Mariachi music has become deeply rooted in the United States, where it has taken on unique characteristics and even influenced its Mexican counterpart. For many decades, it has helped shape the cultural landscape of the southwestern part of the United States and beyond, where it remains a popular form of music, especially among the Hispanic community. Its popularity has grown noticeably since the late 1970s, thanks to mariachi programs in churches and schools, as well as mariachi concerts, festivals and conferences.
In his recent book La Música Va a Otra Parte (79-82), historian Álvaro Ochoa cites a description of an 1845 California fandango where an early mariachi performed “El Maracumbé” and “La Vaquilla,” among other sones. Exactly when the first mariachi-related ensembles appeared in what is now the United States is unclear, but we know that by the 1940s, a number of outstanding modern mariachi groups either immigrated to or were formed in the Los Angeles area, a region that has in many ways become to the United States what Mexico City is to Mexico as an urban mecca of mariachi music. In 1961, Nati Cano reorganized Los Camperos, which became the best-known U.S. mariachi and the country’s pioneer group in popularizing this music among non-Hispanics. In 1969, they opened La Fonda de Los Camperos restaurant in Los Angeles, the world’s first venue of its type designed to showcase a mariachi. Other U.S. groups followed suit, and eventually this concept was adopted in Mexico.
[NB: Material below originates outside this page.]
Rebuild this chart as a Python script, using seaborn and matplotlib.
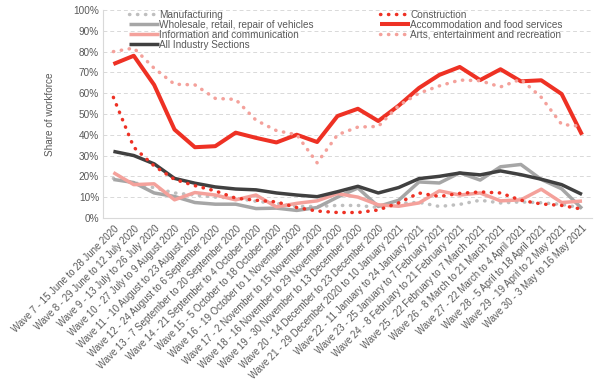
import matplotlib
matplotlib.use("Agg")
import matplotlib.pyplot as plt
import numpy as np
import seaborn as sns
from matplotlib.ticker import FuncFormatter

# ── Data (share of workforce, %) ─────────────────────────────────────────────
waves = [
    "Wave 7 - 15 June to 28 June 2020",
    "Wave 8 - 29 June to 12 July 2020",
    "Wave 9 - 13 July to 26 July 2020",
    "Wave 10 - 27 July to 9 August 2020",
    "Wave 11 - 10 August to 23 August 2020",
    "Wave 12 - 24 August to 6 September 2020",
    "Wave 13 - 7 September to 20 September 2020",
    "Wave 14 - 21 September to 4 October 2020",
    "Wave 15 - 5 October to 18 October 2020",
    "Wave 16 - 19 October to 1 November 2020",
    "Wave 17 - 2 November to 15 November 2020",
    "Wave 18 - 16 November to 29 November 2020",
    "Wave 19 - 30 November to 13 December 2020",
    "Wave 20 - 14 December to 23 December 2020",
    "Wave 21 - 29 December 2020 to 10 January 2021",
    "Wave 22 - 11 January to 24 January 2021",
    "Wave 23 - 25 January to 7 February 2021",
    "Wave 24 - 8 February to 21 February 2021",
    "Wave 25 - 22 February to 7 March 2021",
    "Wave 26 - 8 March to 21 March 2021",
    "Wave 27 - 22 March to 4 April 2021",
    "Wave 28 - 5 April to 18 April 2021",
    "Wave 29 - 19 April to 2 May 2021",
    "Wave 30 - 3 May to 16 May 2021",
]

manufacturing = [19, 17, 14.5, 12, 11, 10, 9.5, 8, 7, 5.5, 5.5, 6, 6, 5,
                 7, 7.5, 5.5, 6.5, 8.5, 7.2, 7.7, 7.3, 6.5, 4.8]
wholesale = [18.5, 17, 12, 10.3, 7.4, 6.6, 6.6, 4.5, 4.7, 3.6, 5, 10, 14.4, 5.5,
             8.5, 17.3, 16.8, 21.7, 18.2, 24.6, 25.7, 18.5, 14, 4.5]
information = [21.8, 16, 16.4, 8.7, 12.2, 11, 8.7, 11, 5.3, 7, 8.2, 11.7, 10, 6.3,
               5.6, 7.2, 13, 11, 12, 8.2, 8.7, 13.8, 7.4, 8.1]
all_industry = [32, 30, 26, 19, 16.7, 14.9, 13.9, 13.5, 12, 11, 10.2, 12.6, 15.2, 12,
                14.6, 18.9, 20, 21.6, 20.7, 22.6, 20.8, 18.6, 16, 11.3]
construction = [58, 34, 25, 18.5, 15.5, 13, 9.5, 8.5, 7.7, 5, 3.3, 2.6, 2.6, 3.8,
                7.2, 12, 10.3, 11.8, 12.5, 12, 8.5, 6.7, 6, 4.2]
accommodation = [74, 78, 64, 42.5, 34, 34.5, 41, 38.5, 36.3, 40, 36.5, 49, 52.5, 46.6,
                 54, 62.5, 68.8, 72.6, 66.3, 71.5, 65.7, 66.2, 59.6, 40]
arts = [80, 81.7, 72, 64.3, 64, 57.5, 57, 47, 42, 40, 26.5, 40, 43.7, 44,
        54, 60, 63.5, 66.3, 66, 63, 66.7, 58, 45, 44]

DOT = (0, (0.1, 2.2))

# name, values, color, linewidth, linestyle  (order = legend order)
SERIES = [
    ("Manufacturing", manufacturing, "#BFBFBF", 2.5, DOT),
    ("Wholesale, retail, repair of vehicles", wholesale, "#A6A6A6", 2.5, "-"),
    ("Information and communication", information, "#F4A19B", 2.5, "-"),
    ("All Industry Sections", all_industry, "#404040", 2.5, "-"),
    ("Construction", construction, "#EE3124", 2.5, DOT),
    ("Accommodation and food services", accommodation, "#EE3124", 2.9, "-"),
    ("Arts, entertainment and recreation", arts, "#F4A19B", 2.5, DOT),
]

TEXT = "#595959"

sns.set_theme(style="white")
plt.rcParams["font.family"] = ["Liberation Sans", "DejaVu Sans"]

fig = plt.figure(figsize=(6, 3.85), dpi=100)
ax = fig.add_axes([0.172, 0.434, 0.815, 0.54])

x = np.arange(len(waves))
for name, vals, color, lw, ls in SERIES:
    sns.lineplot(x=x, y=vals, ax=ax, color=color, linewidth=lw, linestyle=ls,
                 dash_capstyle="round", solid_capstyle="butt", label=name)

# ── Axes styling ─────────────────────────────────────────────────────────────
ax.set_xlim(-0.5, len(waves) - 0.5)
ax.set_ylim(0, 100)
ax.set_yticks(range(0, 101, 10))
ax.yaxis.set_major_formatter(FuncFormatter(lambda v, _: f"{v:.0f}%"))
ax.set_xticks(x)
ax.set_xticklabels(waves, rotation=45, ha="right", rotation_mode="anchor")
ax.tick_params(axis="both", length=0, colors=TEXT)
ax.tick_params(axis="x", pad=4, labelsize=6.9)
ax.tick_params(axis="y", pad=3, labelsize=7.2)
ax.set_ylabel("Share of workforce", fontsize=7.2, color=TEXT, labelpad=13)
ax.set_xlabel("")

ax.grid(axis="y", color="#D9D9D9", linestyle=(0, (4, 3)), linewidth=0.7)
ax.grid(axis="x", visible=False)
for side in ("top", "right"):
    ax.spines[side].set_visible(False)
for side in ("left", "bottom"):
    ax.spines[side].set_color("#D9D9D9")
    ax.spines[side].set_linewidth(0.8)

leg = ax.legend(ncol=2, loc="upper left", bbox_to_anchor=(0.04, 1.03),
                frameon=False, fontsize=7.2, labelspacing=0.0, handlelength=3.0,
                handletextpad=0.05, columnspacing=6.6, borderpad=0.1)
for t in leg.get_texts():
    t.set_color(TEXT)

plt.savefig("out.png", dpi=100)
plt.close()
Mariachi Uclatlán, founded in 1961 at the University of California at Los Angeles (UCLA) Institute of Ethnomusicology, pioneered the academic mariachi tradition, and today educational institutions throughout the Southwest offer classes in mariachi music. Mariachi Cobre, the first prominent Mexican-American mariachi group, was founded in Tucson, Arizona in 1971, but it had its roots in Los Changuitos Feos, a church-sponsored youth group founded in that city in 1964 — two years before the mariachi Mass existed.